Article
Staking and Liquid Staking: Earning Yield by Securing Networks
What staking really does, the difference between solo staking, pools, and liquid staking, and the risks - slashing, lockups, and depegging derivatives - behind the yield.
Staking is putting your tokens to work securing the chain
Proof-of-Stake networks - Ethereum, Solana, Algorand, Cardano, and most modern chains - don't use energy-hungry mining to agree on the truth. Instead, validators lock up (stake) the network's token as a security deposit and are rewarded for honestly proposing and confirming blocks. Misbehave and you can lose part of your stake.
When you stake, you're contributing to that security and earning a share of the rewards in return. It's the closest thing crypto has to interest on a savings account - except the 'bank' is a decentralized network and the yield comes from securing it, not from lending it out.
Solo, pooled, and delegated
Running your own validator (solo staking) earns the full reward and is maximally decentralized, but it requires technical setup, uptime, and often a hefty minimum (32 ETH on Ethereum, for example). Miss the requirements and it's not for you.
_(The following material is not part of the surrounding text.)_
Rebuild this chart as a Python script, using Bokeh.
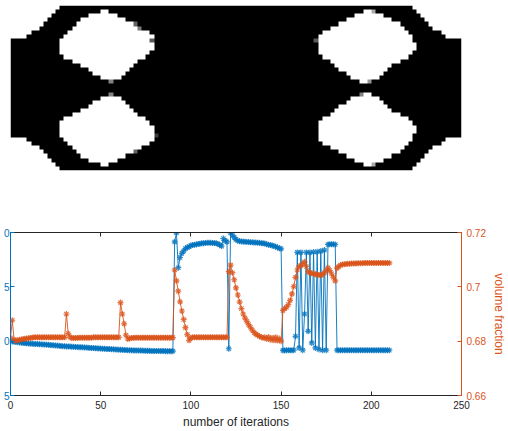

Most people stake through a pool or by delegating. You hand your tokens to a validator or a staking service that does the technical work, and you share the rewards minus a fee. On some chains (Algorand, Cardano) delegation is wonderfully simple and your tokens never leave your wallet. The trade-off is trusting whoever runs the validator and accepting a cut of the yield as the price of convenience.
Liquid staking: stake without locking
Classic staking has a catch: your tokens are often locked, sometimes with an unbonding delay before you can withdraw. Liquid staking fixes this. You stake through a protocol and receive a derivative token that represents your staked position - stake ETH, get an LST (liquid staking token) worth your stake plus accruing rewards.
Now you can stake and still use that derivative elsewhere in DeFi: trade it, lend it, use it as collateral. You're earning staking yield and keeping liquidity. It's powerful, and it's why liquid staking became one of DeFi's biggest categories. But it adds layers of risk - you're trusting the liquid staking protocol on top of the base chain.
The risks behind the yield
Staking isn't free money. Slashing means a misbehaving or offline validator can lose part of the stake - including delegators' - so the validator you pick matters. Lockups and unbonding periods mean your capital may be stuck exactly when you want to sell in a crash. And liquid staking derivatives can depeg: that LST is supposed to track the underlying, but in a panic it can trade below, leaving you with a discount if you need to exit fast.
None of this means avoid staking - it's one of the more sustainable yields in crypto because it's paid for real work. It means understand what you're signing up for: who's validating, how long your funds are committed, and whether you're holding the asset or a derivative of it. Match the strategy to how much you actually need that capital to be liquid.